■ MATERIAL:
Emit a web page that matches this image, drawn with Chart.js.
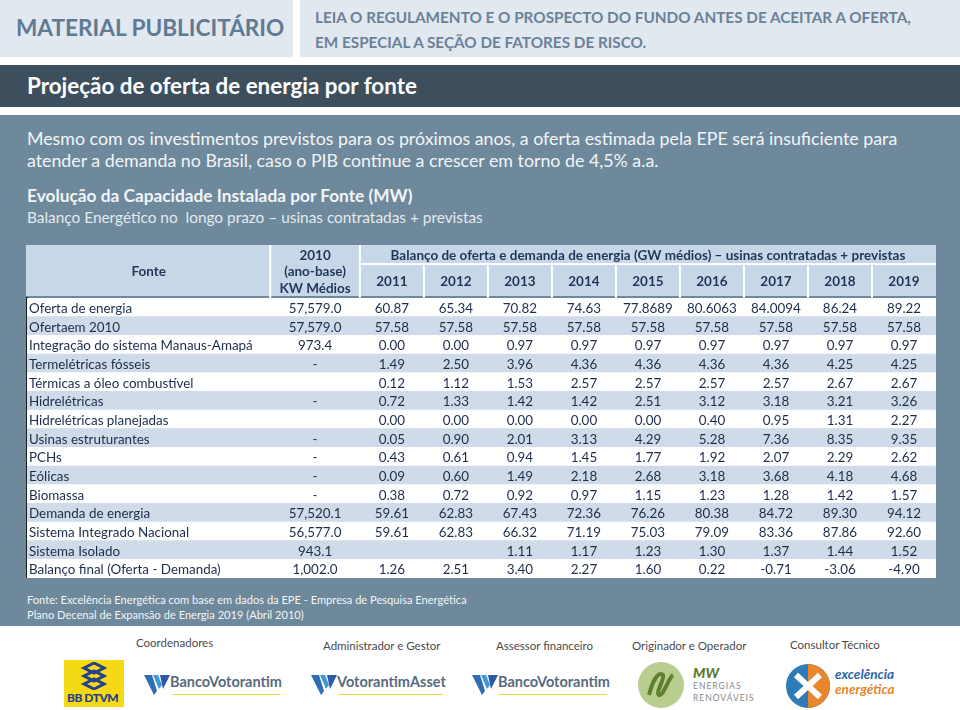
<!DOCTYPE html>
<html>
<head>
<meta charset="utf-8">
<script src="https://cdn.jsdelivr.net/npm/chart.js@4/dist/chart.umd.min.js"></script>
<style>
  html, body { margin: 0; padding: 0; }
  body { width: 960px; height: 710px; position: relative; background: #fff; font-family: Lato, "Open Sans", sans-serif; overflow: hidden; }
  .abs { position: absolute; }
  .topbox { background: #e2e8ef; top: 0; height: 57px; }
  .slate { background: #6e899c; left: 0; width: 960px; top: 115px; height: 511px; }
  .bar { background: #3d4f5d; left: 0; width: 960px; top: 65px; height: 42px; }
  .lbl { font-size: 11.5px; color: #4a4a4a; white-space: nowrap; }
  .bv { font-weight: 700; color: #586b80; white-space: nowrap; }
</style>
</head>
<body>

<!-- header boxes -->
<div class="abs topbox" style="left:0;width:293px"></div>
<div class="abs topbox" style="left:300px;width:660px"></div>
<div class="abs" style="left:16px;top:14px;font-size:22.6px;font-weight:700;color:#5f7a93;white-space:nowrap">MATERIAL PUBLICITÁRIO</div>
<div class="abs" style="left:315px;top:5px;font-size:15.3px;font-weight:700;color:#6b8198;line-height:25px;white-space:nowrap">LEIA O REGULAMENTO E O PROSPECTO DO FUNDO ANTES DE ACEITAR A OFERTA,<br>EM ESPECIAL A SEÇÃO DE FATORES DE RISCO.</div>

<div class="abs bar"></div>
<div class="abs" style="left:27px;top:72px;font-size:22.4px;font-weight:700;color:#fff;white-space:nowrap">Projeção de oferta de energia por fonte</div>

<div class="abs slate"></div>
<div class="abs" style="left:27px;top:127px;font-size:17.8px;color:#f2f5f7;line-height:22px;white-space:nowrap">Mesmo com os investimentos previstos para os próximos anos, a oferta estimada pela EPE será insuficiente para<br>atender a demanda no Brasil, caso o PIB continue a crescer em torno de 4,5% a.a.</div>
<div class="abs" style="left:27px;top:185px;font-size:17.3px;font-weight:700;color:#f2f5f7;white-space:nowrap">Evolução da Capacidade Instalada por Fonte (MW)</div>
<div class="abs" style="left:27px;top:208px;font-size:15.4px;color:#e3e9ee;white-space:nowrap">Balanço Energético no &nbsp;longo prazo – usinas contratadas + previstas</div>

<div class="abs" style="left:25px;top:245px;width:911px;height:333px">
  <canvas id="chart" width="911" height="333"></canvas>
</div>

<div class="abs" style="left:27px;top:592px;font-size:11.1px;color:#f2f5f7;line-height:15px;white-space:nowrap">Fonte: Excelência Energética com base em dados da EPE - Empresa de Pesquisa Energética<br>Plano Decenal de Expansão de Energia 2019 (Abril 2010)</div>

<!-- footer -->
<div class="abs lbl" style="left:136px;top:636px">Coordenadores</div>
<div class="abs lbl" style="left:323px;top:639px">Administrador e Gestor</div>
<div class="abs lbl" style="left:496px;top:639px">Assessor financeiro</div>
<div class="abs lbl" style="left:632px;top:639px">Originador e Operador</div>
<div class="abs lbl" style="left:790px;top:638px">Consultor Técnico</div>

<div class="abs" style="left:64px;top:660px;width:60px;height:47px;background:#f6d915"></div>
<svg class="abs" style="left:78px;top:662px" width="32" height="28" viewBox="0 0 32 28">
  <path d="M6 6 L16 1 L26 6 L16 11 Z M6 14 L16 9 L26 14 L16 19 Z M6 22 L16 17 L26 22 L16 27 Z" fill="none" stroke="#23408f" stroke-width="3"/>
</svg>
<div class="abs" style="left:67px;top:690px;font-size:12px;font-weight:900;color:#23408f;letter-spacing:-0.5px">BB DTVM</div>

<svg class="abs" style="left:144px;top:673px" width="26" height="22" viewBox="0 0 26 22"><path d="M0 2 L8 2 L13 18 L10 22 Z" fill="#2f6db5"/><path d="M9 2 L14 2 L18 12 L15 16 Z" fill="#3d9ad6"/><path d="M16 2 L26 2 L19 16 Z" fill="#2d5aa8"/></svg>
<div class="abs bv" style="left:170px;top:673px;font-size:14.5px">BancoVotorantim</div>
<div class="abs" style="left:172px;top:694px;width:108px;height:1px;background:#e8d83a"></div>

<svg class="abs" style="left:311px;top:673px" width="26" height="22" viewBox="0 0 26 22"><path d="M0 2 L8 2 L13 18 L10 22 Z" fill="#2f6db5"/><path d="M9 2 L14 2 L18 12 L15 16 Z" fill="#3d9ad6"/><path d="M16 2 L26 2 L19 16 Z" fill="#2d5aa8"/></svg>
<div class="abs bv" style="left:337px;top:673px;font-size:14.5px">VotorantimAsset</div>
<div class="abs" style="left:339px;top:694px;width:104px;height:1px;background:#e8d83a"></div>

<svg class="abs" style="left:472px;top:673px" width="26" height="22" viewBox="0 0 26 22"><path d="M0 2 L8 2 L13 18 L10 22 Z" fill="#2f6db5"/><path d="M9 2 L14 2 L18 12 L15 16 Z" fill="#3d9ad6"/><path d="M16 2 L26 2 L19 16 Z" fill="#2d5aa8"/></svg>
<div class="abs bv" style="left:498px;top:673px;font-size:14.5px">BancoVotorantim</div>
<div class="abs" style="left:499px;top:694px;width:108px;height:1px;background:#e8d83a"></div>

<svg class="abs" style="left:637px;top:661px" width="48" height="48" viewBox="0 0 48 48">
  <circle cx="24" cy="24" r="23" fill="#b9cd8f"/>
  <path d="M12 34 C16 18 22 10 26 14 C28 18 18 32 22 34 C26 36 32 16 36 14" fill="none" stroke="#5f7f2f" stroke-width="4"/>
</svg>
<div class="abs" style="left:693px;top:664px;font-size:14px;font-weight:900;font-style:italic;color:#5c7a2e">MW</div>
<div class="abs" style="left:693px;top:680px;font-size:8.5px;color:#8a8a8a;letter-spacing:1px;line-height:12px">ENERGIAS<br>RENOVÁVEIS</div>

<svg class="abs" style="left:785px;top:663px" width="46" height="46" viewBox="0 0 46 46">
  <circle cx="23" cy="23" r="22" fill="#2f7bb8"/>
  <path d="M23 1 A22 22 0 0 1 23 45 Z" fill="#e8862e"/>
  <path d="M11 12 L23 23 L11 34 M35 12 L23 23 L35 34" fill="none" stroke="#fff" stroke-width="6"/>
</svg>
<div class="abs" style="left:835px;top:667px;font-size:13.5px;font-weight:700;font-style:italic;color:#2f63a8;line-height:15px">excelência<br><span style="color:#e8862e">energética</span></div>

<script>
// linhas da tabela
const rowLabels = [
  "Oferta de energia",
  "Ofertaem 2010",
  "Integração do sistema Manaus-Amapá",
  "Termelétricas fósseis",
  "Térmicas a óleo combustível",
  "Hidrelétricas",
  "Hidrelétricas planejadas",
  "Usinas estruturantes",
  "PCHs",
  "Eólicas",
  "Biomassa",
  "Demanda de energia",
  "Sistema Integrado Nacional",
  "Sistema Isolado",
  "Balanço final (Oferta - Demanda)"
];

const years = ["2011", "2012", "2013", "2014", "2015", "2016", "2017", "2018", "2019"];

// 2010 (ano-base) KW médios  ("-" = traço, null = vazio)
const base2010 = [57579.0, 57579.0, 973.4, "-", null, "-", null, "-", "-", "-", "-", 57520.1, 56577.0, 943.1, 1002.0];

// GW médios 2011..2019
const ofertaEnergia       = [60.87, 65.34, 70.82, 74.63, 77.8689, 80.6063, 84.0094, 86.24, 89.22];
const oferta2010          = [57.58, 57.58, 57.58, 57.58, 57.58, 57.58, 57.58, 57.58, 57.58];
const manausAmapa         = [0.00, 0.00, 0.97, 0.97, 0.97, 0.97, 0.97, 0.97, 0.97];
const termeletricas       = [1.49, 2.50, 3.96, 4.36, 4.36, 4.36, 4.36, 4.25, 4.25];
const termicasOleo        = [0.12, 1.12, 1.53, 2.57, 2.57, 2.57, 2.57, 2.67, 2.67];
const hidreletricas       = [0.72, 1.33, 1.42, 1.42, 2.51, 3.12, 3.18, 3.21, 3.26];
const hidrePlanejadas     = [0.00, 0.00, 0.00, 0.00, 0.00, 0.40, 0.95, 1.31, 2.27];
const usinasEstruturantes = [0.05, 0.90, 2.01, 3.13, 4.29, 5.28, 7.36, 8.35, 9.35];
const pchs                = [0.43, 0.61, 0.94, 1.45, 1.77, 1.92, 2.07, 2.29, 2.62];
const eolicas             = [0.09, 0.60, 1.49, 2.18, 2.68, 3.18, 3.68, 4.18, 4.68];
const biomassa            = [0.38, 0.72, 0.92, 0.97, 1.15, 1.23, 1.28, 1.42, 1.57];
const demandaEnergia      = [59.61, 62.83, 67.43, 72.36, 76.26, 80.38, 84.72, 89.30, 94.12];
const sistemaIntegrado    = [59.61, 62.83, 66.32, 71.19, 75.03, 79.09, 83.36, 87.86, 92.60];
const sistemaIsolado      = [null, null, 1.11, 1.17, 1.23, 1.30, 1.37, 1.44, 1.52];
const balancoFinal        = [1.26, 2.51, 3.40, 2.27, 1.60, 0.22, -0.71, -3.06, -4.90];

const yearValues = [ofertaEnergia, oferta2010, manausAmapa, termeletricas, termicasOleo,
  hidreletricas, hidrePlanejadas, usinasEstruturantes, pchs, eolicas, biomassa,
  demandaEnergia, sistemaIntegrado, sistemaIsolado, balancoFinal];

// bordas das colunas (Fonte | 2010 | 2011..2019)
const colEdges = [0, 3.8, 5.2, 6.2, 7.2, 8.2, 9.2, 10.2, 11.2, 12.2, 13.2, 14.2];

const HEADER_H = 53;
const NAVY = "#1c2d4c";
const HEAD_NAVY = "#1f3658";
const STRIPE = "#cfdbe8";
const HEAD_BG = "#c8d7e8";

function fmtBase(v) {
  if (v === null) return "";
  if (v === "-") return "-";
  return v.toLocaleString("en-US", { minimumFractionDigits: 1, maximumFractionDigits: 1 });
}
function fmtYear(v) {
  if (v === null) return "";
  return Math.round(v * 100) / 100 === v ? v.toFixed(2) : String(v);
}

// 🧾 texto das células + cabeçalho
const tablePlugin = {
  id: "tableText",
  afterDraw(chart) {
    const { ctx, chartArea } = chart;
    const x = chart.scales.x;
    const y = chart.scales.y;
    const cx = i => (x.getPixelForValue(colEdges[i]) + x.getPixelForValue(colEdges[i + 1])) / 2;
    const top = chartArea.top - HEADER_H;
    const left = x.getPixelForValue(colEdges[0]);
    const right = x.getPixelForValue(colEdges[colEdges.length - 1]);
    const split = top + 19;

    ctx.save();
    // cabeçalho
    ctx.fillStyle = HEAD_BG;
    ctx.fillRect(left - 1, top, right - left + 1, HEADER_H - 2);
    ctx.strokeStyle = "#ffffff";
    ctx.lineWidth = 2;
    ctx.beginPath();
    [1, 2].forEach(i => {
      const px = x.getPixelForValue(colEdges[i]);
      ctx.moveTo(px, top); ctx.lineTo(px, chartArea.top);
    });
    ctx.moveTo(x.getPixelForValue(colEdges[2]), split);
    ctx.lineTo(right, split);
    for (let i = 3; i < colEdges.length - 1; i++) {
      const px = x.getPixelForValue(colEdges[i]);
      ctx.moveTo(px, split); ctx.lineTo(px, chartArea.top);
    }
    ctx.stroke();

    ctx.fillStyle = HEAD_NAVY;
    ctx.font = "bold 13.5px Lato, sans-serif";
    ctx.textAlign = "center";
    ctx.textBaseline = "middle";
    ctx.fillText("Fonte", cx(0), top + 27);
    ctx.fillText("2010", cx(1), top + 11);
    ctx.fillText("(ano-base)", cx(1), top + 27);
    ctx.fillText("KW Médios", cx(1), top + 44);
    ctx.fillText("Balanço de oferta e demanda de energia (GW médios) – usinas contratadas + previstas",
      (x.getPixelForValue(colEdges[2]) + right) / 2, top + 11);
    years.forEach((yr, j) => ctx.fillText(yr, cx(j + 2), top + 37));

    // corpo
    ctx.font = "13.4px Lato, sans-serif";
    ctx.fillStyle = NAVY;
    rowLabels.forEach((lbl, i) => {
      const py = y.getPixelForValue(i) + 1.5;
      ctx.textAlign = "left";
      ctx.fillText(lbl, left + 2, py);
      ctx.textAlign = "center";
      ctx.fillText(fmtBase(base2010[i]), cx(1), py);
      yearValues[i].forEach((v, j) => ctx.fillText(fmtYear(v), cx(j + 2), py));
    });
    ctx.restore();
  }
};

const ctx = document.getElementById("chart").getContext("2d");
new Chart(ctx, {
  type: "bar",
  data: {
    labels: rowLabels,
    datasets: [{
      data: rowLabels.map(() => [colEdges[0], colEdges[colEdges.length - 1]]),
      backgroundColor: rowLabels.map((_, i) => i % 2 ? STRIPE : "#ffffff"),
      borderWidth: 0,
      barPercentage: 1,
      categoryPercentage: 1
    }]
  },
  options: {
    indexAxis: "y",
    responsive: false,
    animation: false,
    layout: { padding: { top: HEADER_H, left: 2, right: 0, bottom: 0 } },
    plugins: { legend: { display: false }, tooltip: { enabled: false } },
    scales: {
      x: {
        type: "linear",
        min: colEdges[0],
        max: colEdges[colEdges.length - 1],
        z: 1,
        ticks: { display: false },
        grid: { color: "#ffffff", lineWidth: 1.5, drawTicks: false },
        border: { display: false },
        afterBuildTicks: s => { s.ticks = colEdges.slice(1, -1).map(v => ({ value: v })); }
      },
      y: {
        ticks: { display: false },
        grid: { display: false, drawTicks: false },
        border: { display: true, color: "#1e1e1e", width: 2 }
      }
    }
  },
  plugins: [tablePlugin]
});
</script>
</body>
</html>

■ YOUR INSTRUCTIONS:
Pictures stay out. Print the data exactly, from its first line through the line containing "FATORES DE RISCO.</div>".

■ WRITTEN RESPONSE:
Emit a web page that matches this image, drawn with Chart.js.
<!DOCTYPE html>
<html>
<head>
<meta charset="utf-8">
<script src="https://cdn.jsdelivr.net/npm/chart.js@4/dist/chart.umd.min.js"></script>
<style>
  html, body { margin: 0; padding: 0; }
  body { width: 960px; height: 710px; position: relative; background: #fff; font-family: Lato, "Open Sans", sans-serif; overflow: hidden; }
  .abs { position: absolute; }
  .topbox { background: #e2e8ef; top: 0; height: 57px; }
  .slate { background: #6e899c; left: 0; width: 960px; top: 115px; height: 511px; }
  .bar { background: #3d4f5d; left: 0; width: 960px; top: 65px; height: 42px; }
  .lbl { font-size: 11.5px; color: #4a4a4a; white-space: nowrap; }
  .bv { font-weight: 700; color: #586b80; white-space: nowrap; }
</style>
</head>
<body>

<!-- header boxes -->
<div class="abs topbox" style="left:0;width:293px"></div>
<div class="abs topbox" style="left:300px;width:660px"></div>
<div class="abs" style="left:16px;top:14px;font-size:22.6px;font-weight:700;color:#5f7a93;white-space:nowrap">MATERIAL PUBLICITÁRIO</div>
<div class="abs" style="left:315px;top:5px;font-size:15.3px;font-weight:700;color:#6b8198;line-height:25px;white-space:nowrap">LEIA O REGULAMENTO E O PROSPECTO DO FUNDO ANTES DE ACEITAR A OFERTA,<br>EM ESPECIAL A SEÇÃO DE FATORES DE RISCO.</div>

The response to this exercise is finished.